The Back Bay Architectural Commission (BBAC) on November 10 approved a homeowner’s request to install a Tesla charging station on the back facade of his building.
Evan Friedler, who lives at 402 Marlborough St., said that he is buying a Tesla and would like to install a charging station on the rear facade with “direct proximity” to his parking space. He proposed that it be mounted fairly low to the ground, and “we hope that the low mounting…will make it as visually unobtrusive as possible.”
Friedler said that the charging station only comes in a white acrylic color, and some Commissioners had suggestions for what could be done about that to make it blend in with the historic district. He added that a number of Back Bay residents are expected to purchase electric cars, which means they will have to go through similar approval for their charging stations.
Commissioner John Christiansen said that the applicant could ask Tesla if the station could be made in other colors, especially if other Back Bay residents are going to be purchasing the cars in the near future.

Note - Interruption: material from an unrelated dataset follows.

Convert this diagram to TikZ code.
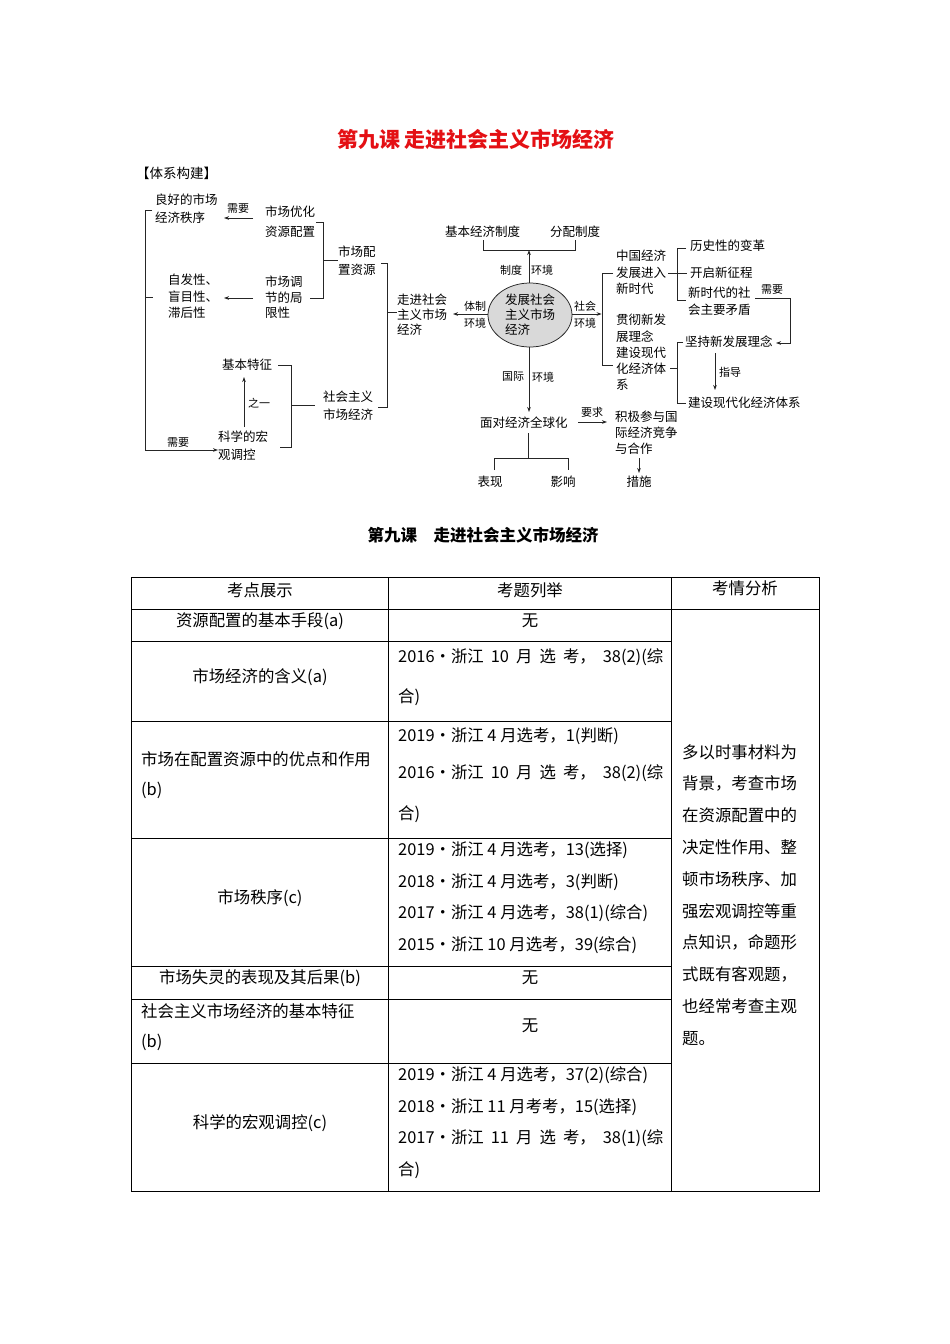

Commissioner Robert Weintraub said he did not believe that is a realistic expectation and “it’s a matter for a different time.”
He continued, “I don’t think he has a choice. He’s got to buy what they are providing if it only comes in one color. It is what it is. We can probably approach Tesla and advocate for our needs and wants but that is certainly not going to happen…anytime soon.”
Friedler was also asked if the charging station could be painted or a box be put over it to help camouflage it.
Friedler responded by saying that the manufacturer’s instructions state not to cover or restrict the station in any way, but he said that he “can get a second opinion of course.”
Commissioner Genia Demetriades said that “you can probably achieve thee same with plantings,” and Friedler said that a planting would be something he would agree to.
“The neighborhood association is very much in favor of electric chargers, however, we are concerned about the visual impact,” said Sue Prindle of the Neighborhood Association of the Back Bay. “Any of the solutions suggested would work on this one,” she said, adding that she “would hope” that Landmarks staff has the final word on whatever is chosen to help hide the charging station.
The Commission voted to approve the application “with the proviso that the charging station be covered with a bush or some kind of plant that will shield it from the public way,” according to Weintraub.